RECORDS PROVIDED:
● ● ●
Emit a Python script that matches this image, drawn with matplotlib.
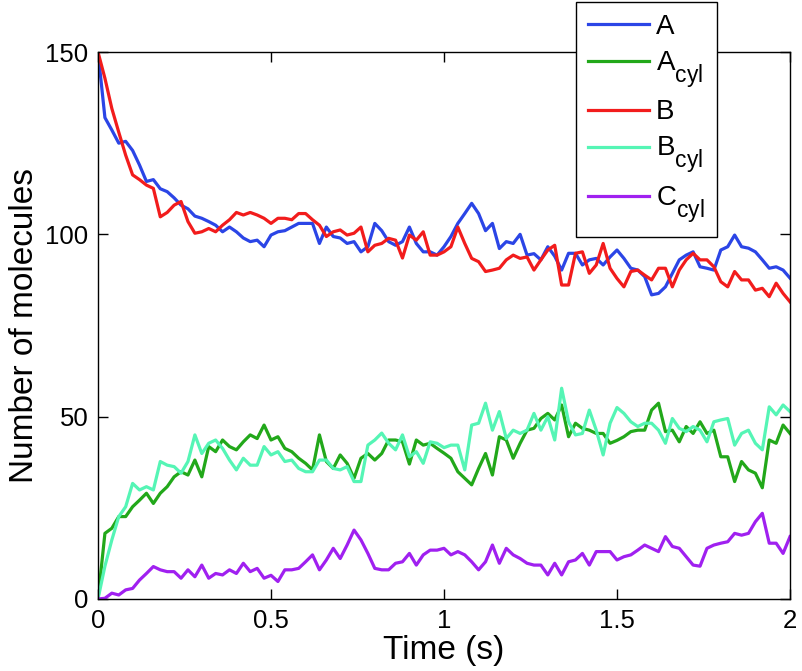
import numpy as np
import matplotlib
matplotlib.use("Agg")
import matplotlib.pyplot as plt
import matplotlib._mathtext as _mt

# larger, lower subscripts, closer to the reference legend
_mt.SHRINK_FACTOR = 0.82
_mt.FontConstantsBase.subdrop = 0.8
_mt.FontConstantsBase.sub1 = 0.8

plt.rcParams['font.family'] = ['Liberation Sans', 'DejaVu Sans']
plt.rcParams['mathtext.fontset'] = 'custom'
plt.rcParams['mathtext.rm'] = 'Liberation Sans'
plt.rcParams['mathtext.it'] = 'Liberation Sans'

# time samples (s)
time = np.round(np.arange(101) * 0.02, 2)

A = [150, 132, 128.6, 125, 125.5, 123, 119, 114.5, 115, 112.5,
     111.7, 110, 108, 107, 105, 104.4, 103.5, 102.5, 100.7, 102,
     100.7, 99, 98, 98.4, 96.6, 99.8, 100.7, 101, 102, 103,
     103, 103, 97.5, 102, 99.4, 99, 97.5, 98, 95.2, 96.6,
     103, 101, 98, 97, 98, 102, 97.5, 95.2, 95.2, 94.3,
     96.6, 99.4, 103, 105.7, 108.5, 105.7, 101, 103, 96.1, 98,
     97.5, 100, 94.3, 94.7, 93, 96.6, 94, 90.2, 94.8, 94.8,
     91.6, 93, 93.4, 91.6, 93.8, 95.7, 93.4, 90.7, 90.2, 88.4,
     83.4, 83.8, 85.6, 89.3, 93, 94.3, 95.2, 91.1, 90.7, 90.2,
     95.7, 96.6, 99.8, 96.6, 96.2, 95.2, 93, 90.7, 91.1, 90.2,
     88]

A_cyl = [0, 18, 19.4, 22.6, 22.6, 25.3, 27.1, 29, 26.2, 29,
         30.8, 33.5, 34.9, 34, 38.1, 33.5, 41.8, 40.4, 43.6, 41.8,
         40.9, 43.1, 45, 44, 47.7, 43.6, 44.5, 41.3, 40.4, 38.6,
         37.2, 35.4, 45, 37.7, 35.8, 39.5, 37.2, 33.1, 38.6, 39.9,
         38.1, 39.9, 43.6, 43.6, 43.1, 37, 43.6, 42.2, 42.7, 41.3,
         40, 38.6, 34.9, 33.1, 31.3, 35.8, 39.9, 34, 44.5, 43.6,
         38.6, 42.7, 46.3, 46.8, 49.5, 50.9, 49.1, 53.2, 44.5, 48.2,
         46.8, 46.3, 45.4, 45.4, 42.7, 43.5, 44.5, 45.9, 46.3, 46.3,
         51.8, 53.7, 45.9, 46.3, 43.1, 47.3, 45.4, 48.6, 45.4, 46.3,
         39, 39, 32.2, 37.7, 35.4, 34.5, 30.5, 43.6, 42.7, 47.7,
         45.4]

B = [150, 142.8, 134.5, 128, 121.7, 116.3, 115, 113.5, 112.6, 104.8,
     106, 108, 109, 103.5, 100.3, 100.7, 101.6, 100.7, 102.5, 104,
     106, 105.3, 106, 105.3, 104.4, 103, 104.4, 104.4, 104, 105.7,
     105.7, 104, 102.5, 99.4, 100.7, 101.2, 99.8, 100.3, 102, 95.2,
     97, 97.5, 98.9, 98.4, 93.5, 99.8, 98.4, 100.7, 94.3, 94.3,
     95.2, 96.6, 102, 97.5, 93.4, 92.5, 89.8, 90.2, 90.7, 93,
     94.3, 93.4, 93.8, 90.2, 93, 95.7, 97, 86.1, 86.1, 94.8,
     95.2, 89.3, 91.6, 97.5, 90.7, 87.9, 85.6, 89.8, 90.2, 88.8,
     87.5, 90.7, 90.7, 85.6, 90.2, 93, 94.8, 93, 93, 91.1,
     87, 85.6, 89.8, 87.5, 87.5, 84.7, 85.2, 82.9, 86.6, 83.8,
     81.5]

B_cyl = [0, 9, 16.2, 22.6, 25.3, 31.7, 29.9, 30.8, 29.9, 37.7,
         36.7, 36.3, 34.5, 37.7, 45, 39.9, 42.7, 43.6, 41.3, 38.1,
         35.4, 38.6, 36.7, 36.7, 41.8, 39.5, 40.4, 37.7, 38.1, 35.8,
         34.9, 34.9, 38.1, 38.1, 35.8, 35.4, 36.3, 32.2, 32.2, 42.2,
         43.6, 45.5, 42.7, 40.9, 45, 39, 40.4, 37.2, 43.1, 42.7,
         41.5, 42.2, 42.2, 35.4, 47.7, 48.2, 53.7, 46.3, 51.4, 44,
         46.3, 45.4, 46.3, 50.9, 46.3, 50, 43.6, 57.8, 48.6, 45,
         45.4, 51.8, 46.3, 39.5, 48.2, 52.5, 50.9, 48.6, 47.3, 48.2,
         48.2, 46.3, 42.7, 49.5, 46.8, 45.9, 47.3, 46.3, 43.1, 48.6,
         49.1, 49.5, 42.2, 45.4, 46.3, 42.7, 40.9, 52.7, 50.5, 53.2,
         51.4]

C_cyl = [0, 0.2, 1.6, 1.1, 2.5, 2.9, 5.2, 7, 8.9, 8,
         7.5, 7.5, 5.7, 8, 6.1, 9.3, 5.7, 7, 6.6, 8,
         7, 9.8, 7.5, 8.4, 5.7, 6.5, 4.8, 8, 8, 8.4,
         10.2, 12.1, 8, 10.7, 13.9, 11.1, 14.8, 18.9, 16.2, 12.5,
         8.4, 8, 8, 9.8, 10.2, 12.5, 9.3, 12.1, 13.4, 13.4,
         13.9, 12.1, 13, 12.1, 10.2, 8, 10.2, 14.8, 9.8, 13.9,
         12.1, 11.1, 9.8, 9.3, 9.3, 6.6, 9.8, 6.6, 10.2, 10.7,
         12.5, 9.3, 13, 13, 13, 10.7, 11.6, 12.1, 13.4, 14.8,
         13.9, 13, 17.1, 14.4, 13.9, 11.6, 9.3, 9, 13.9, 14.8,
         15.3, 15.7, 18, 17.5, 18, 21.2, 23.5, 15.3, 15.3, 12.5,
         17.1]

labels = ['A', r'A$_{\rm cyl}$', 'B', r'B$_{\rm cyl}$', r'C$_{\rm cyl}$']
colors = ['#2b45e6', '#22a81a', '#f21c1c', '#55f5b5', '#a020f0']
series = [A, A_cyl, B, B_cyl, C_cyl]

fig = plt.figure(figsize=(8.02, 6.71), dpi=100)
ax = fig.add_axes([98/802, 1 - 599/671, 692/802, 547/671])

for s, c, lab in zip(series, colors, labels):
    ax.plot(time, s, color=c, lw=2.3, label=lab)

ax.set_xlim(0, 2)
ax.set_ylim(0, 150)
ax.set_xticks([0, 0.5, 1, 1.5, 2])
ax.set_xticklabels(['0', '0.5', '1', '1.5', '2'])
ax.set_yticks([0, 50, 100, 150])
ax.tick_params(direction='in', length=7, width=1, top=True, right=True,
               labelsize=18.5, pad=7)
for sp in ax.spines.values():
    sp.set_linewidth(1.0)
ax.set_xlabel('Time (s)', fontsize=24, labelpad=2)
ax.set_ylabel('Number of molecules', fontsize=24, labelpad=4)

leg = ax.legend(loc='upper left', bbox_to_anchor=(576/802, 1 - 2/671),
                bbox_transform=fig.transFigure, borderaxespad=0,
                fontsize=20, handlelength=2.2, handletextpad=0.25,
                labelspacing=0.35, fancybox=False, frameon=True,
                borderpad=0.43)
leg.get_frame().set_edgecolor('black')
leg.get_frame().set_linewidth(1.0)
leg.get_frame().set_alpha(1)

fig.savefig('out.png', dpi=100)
● ● ●
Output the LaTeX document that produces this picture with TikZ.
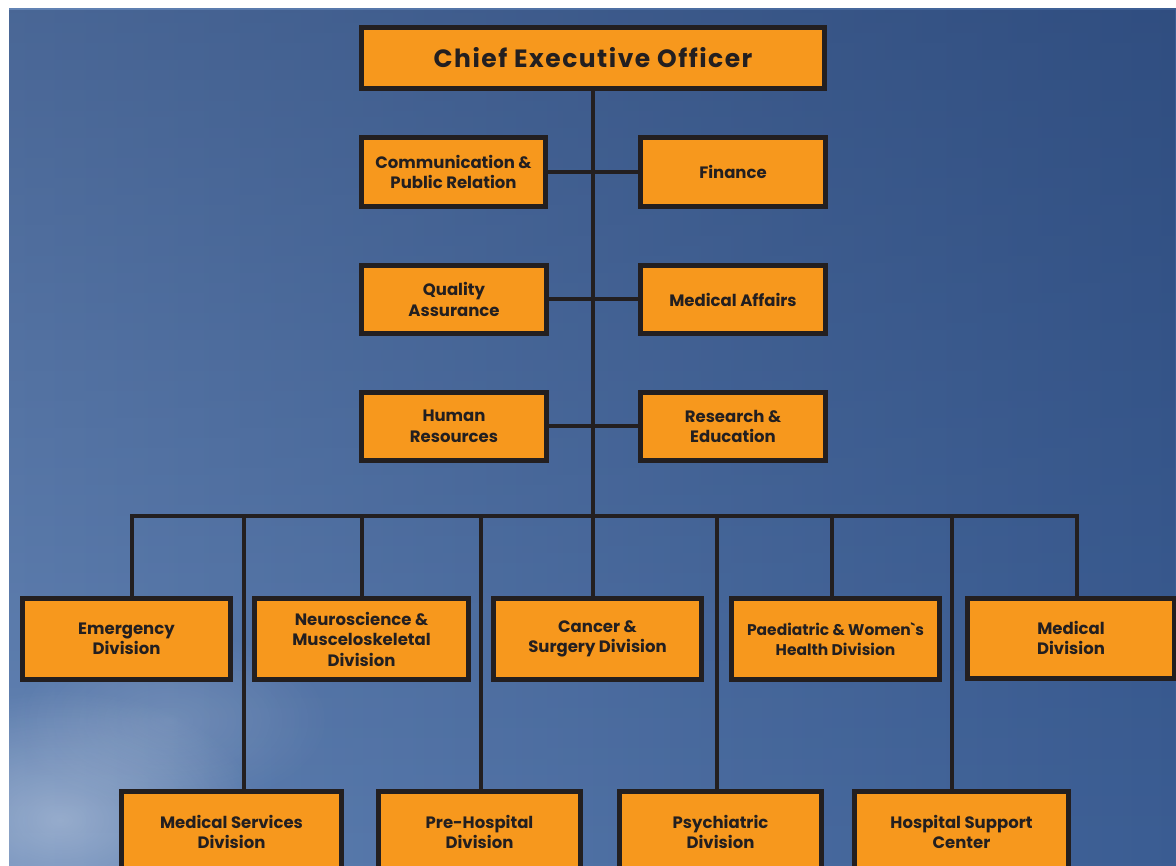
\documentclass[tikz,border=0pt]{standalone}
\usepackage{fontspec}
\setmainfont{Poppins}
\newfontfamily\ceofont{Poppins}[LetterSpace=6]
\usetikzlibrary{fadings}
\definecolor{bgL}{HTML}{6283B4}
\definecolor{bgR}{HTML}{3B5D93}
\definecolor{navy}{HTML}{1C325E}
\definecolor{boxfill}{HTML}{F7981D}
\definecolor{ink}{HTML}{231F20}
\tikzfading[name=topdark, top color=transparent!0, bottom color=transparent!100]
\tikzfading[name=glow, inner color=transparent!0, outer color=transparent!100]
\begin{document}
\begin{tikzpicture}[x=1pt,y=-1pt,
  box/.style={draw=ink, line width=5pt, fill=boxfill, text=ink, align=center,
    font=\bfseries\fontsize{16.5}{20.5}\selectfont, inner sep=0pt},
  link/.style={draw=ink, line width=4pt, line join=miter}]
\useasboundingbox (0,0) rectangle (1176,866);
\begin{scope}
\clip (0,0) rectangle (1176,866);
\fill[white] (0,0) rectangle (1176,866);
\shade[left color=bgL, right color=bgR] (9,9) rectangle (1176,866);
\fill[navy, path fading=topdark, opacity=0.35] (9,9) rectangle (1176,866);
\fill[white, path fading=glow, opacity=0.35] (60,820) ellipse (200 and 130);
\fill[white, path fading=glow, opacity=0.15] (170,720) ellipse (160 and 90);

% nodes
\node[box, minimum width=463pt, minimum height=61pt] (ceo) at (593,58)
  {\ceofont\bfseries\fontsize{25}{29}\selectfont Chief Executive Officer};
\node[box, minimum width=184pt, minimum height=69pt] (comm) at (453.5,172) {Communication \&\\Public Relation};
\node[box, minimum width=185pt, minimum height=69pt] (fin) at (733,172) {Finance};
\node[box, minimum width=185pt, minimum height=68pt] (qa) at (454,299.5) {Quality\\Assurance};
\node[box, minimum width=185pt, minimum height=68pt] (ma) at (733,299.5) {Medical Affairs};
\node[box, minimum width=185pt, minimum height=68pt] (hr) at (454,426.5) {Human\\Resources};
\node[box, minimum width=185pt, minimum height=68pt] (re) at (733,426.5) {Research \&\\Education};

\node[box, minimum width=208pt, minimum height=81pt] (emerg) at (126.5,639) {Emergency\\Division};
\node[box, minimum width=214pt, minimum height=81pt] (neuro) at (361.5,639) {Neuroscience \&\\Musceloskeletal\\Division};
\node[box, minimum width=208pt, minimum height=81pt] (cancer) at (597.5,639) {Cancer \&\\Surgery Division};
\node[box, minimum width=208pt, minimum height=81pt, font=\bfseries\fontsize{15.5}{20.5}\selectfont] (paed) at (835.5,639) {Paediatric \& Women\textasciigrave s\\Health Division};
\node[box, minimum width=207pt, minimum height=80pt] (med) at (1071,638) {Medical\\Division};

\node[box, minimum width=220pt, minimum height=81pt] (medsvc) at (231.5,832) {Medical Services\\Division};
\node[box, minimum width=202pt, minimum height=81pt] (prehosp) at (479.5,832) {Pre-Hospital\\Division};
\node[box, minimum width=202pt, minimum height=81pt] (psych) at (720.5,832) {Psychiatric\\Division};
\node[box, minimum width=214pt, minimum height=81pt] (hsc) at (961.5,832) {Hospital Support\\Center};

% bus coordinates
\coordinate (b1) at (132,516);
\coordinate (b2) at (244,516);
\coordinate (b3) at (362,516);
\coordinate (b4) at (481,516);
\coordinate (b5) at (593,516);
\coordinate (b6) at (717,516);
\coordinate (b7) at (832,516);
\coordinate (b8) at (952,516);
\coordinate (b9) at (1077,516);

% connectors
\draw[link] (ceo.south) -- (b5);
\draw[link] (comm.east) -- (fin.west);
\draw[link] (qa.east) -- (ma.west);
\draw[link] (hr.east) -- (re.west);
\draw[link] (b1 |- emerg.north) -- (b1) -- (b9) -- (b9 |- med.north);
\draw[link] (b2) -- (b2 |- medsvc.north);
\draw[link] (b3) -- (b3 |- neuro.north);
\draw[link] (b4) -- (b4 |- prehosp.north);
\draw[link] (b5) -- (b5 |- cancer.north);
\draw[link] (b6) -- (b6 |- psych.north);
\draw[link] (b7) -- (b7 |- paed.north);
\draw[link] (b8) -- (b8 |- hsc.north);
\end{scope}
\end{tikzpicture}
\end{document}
● ● ●
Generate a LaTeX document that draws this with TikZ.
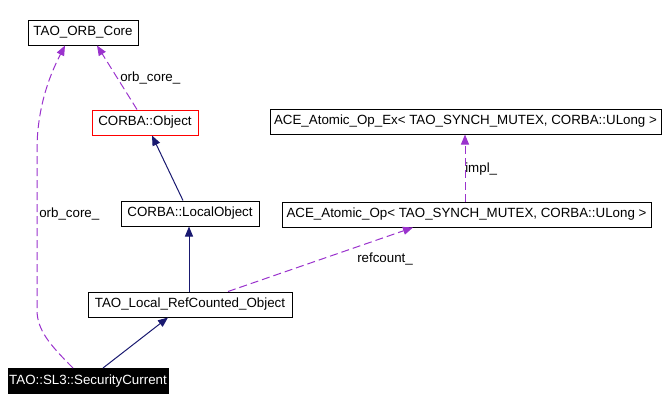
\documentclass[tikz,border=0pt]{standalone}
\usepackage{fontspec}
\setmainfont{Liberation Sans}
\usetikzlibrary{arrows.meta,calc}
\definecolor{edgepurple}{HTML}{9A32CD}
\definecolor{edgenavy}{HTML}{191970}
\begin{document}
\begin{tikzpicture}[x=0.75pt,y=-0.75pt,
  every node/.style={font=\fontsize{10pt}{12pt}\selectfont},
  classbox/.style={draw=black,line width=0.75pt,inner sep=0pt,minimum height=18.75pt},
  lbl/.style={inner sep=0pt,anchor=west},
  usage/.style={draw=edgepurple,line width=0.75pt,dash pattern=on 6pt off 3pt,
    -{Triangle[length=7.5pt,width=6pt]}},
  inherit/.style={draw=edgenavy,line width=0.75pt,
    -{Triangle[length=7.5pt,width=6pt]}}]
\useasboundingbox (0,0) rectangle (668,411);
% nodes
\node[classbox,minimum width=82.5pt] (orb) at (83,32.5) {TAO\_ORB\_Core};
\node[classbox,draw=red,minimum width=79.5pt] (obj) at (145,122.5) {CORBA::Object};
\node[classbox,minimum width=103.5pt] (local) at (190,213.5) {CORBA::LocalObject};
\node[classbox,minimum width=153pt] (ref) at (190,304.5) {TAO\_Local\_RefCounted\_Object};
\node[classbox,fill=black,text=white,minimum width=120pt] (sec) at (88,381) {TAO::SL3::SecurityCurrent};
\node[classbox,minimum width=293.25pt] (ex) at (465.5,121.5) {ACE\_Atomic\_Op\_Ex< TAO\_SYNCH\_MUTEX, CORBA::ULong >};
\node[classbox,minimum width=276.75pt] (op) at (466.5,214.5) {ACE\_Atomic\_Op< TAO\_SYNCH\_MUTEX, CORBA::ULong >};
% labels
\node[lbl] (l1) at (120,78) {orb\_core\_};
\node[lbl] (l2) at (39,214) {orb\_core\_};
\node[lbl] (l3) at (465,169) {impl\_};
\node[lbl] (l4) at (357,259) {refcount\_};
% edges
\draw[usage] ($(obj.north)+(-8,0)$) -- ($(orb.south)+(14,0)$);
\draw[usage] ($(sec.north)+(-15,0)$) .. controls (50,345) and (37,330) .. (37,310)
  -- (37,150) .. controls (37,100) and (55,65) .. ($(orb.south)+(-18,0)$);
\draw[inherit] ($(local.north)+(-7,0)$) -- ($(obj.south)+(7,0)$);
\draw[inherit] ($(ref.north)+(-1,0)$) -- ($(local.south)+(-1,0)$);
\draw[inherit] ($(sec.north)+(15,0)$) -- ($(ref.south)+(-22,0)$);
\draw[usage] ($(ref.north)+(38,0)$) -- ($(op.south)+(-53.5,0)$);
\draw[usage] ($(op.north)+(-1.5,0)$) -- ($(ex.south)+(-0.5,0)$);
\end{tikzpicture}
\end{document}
● ● ●
All lines above with "LaTeX" in them should be returned.

Output the LaTeX document that produces this picture with TikZ.
Generate a LaTeX document that draws this with TikZ.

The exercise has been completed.